EMA prototypes may be insufficiently fine-grained for categories with high intra-class variation (e.g., vehicles of different models); multi-prototype or clustering approaches could be explored.
The framework is extensible to other domain adaptation scenarios (e.g., clear → rain, synthetic → real).

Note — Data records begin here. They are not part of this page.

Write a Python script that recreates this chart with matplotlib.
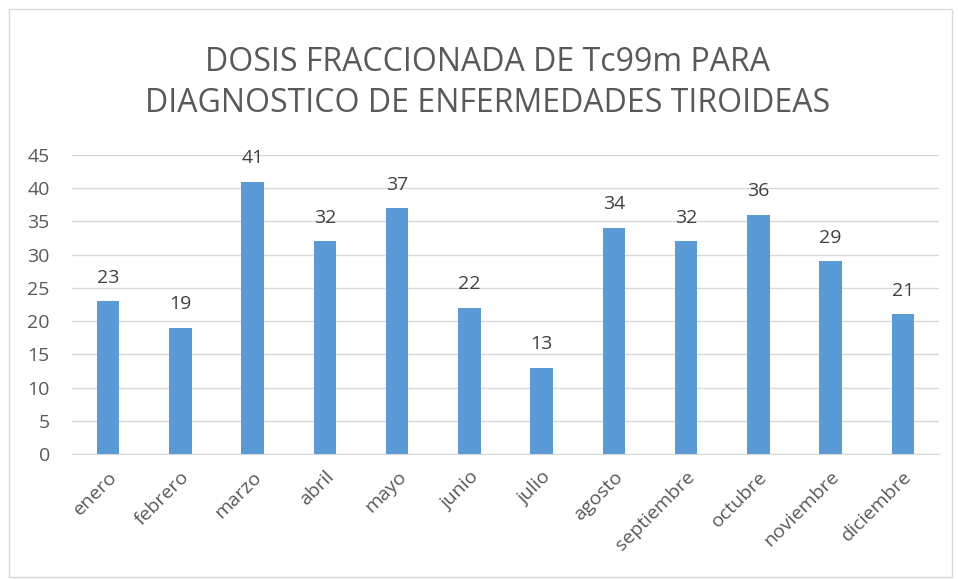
import numpy as np
import matplotlib.pyplot as plt
from matplotlib.patches import Rectangle

# data
meses = ['enero', 'febrero', 'marzo', 'abril', 'mayo', 'junio', 'julio',
         'agosto', 'septiembre', 'octubre', 'noviembre', 'diciembre']
dosis = [23, 19, 41, 32, 37, 22, 13, 34, 32, 36, 29, 21]
yticks = [0, 5, 10, 15, 20, 25, 30, 35, 40, 45]

plt.rcParams['font.family'] = ['Open Sans', 'DejaVu Sans']
txt = '#595959'

fig = plt.figure(figsize=(9.58, 5.79), dpi=100)
fig.patches.append(Rectangle((0.009, 0.003), 0.985, 0.982, transform=fig.transFigure,
                             fill=False, edgecolor='#d9d9d9', lw=1))

ax = fig.add_axes([72 / 958, 1 - 454 / 579, 867 / 958, 299 / 579])
x = np.arange(len(meses))
ax.bar(x, dosis, width=0.31, color='#5b9bd5', zorder=3)
for xi, v in zip(x, dosis):
    ax.text(xi, v + 2.2, str(v), ha='center', va='bottom', fontsize=14, color='#404040')

ax.set_xlim(-0.5, len(meses) - 0.5)
ax.set_ylim(0, 45)
ax.set_yticks(yticks)
ax.set_xticks(x)
ax.set_xticklabels(meses, rotation=45, ha='right', rotation_mode='anchor')
ax.tick_params(axis='both', length=0, labelsize=14, colors=txt)
ax.tick_params(axis='y', pad=16)
ax.tick_params(axis='x', pad=10)
ax.grid(axis='y', color='#d9d9d9', lw=1, zorder=0)
for s in ['top', 'right', 'left']:
    ax.spines[s].set_visible(False)
ax.spines['bottom'].set_color('#d9d9d9')

fig.text(0.509, 0.857, 'DOSIS FRACCIONADA DE Tc99m PARA\nDIAGNOSTICO DE ENFERMEDADES TIROIDEAS',
         ha='center', va='center', fontsize=23, color=txt, linespacing=1.3)

fig.savefig('out.png', dpi=100)
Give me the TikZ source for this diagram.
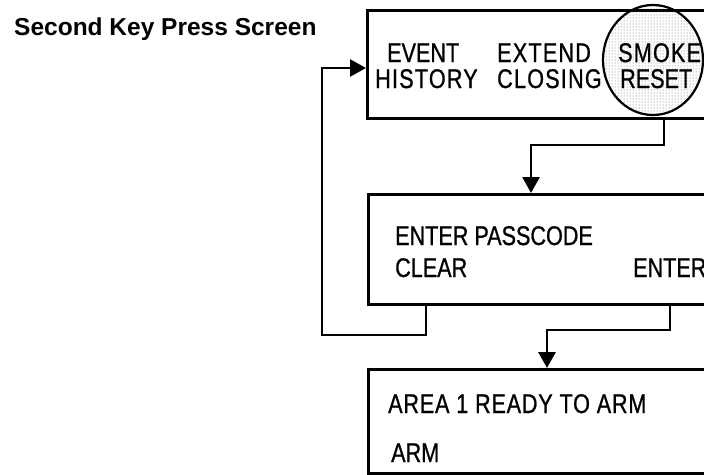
\documentclass[tikz,border=0pt]{standalone}
\usepackage{fontspec}
\setmainfont{Liberation Sans}
\newfontfamily\boxfont[FakeStretch=0.8,FakeBold=0.8]{Liberation Sans}
\newfontfamily\boxwide[FakeStretch=0.8,FakeBold=0.8,LetterSpace=4.5]{Liberation Sans}
\newfontfamily\boxmid[FakeStretch=0.8,FakeBold=0.8,LetterSpace=3]{Liberation Sans}
\usetikzlibrary{arrows.meta,patterns,shapes.geometric}
\tikzset{
  screen/.style={draw=black, line width=2.8pt, rectangle, anchor=north west, inner sep=0pt},
  lbl/.style={anchor=base west, inner sep=0pt, font=\boxfont\fontsize{27}{29}\selectfont},
  lblw/.style={anchor=base west, inner sep=0pt, font=\boxwide\fontsize{27}{29}\selectfont},
  lblm/.style={anchor=base west, inner sep=0pt, font=\boxmid\fontsize{27}{29}\selectfont},
  conn/.style={line width=2.8pt, -{Triangle[length=16pt,width=17pt]}},
  title/.style={anchor=base west, inner sep=0pt, font=\bfseries\fontsize{24.5}{27}\selectfont},
}
\begin{document}
\begin{tikzpicture}[x=1pt,y=-1pt]
\useasboundingbox (0,0) rectangle (704,474);
\clip (0,0) rectangle (704,474);
% title
\node[title] (t) at (14,35) {Second Key Press Screen};
% box 1
\node[screen, minimum width=360pt, minimum height=108pt] (b1) at (366,9) {};
\node[draw=black, line width=2.2pt, ellipse, minimum width=100pt, minimum height=110pt, pattern=dots, pattern color=black!60] (smk) at (653,60) {};
\node[lbl] (ev) at (387,62) {EVENT};
\node[lblw] (hi) at (375,88) {HISTORY};
\node[lblw] (ex) at (497,62) {EXTEND};
\node[lblw] (cl) at (497,88) {CLOSING};
\node[lblw] (sm) at (618,62) {SMOKE};
\node[lbl] (rs) at (620,88) {RESET};
% box 2
\node[screen, minimum width=360pt, minimum height=110pt] (b2) at (367,193) {};
\node[lbl] (ep) at (395,245) {ENTER PASSCODE};
\node[lbl] (cr) at (395,277) {CLEAR};
\node[lbl] (en) at (633,277) {ENTER};
% box 3
\node[screen, minimum width=360pt, minimum height=104pt] (b3) at (367,368) {};
\node[lblm] (ar) at (388,413) {AREA 1 READY TO ARM};
\node[lbl] (am) at (391,462) {ARM};
% connectors
\coordinate (k1) at (664,145);
\coordinate (k2) at (531,145);
\draw[conn] (b1.south -| k1) -- (k1) -- (k2) -- (b2.north -| k2);
\coordinate (l1) at (426,335);
\coordinate (l2) at (322,335);
\coordinate (l3) at (322,68);
\draw[conn] (b2.south -| l1) -- (l1) -- (l2) -- (l3) -- (b1.west |- l3);
\coordinate (r1) at (670,330);
\coordinate (r2) at (547,330);
\draw[conn] (b2.south -| r1) -- (r1) -- (r2) -- (b3.north -| r2);
\end{tikzpicture}
\end{document}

vs. InstaFormer: InstaFormer employs a Transformer encoder to improve in-box translation with contrastive learning, but entirely ignores background regions outside boxes. The proposed dual-head discriminator fills this blind spot.
vs. CUT: CUT applies contrastive learning for style transfer but lacks object-level constraints. The proposed \(\mathcal{L}_{supp}\) also uses InfoNCE but with a fundamentally different objective—suppressing hallucinations rather than maintaining style consistency.
vs. UNSB: Hallucination detection and suppression modules are directly incorporated into the UNSB framework, demonstrating that multi-step translation frameworks are better suited than single-step methods for embedding intermediate supervision.

Rating¶

Novelty: ⭐⭐⭐⭐ Novel problem formulation; technically sound combination, though not revolutionary.
Experimental Thoroughness: ⭐⭐⭐⭐ Multi-dataset evaluation with detailed ablations and qualitative analysis.
Writing Quality: ⭐⭐⭐⭐ Problem motivation is clear and illustrations are intuitive.
Value: ⭐⭐⭐⭐ Practically meaningful for the domain adaptation community; the hallucination suppression approach is generalizable.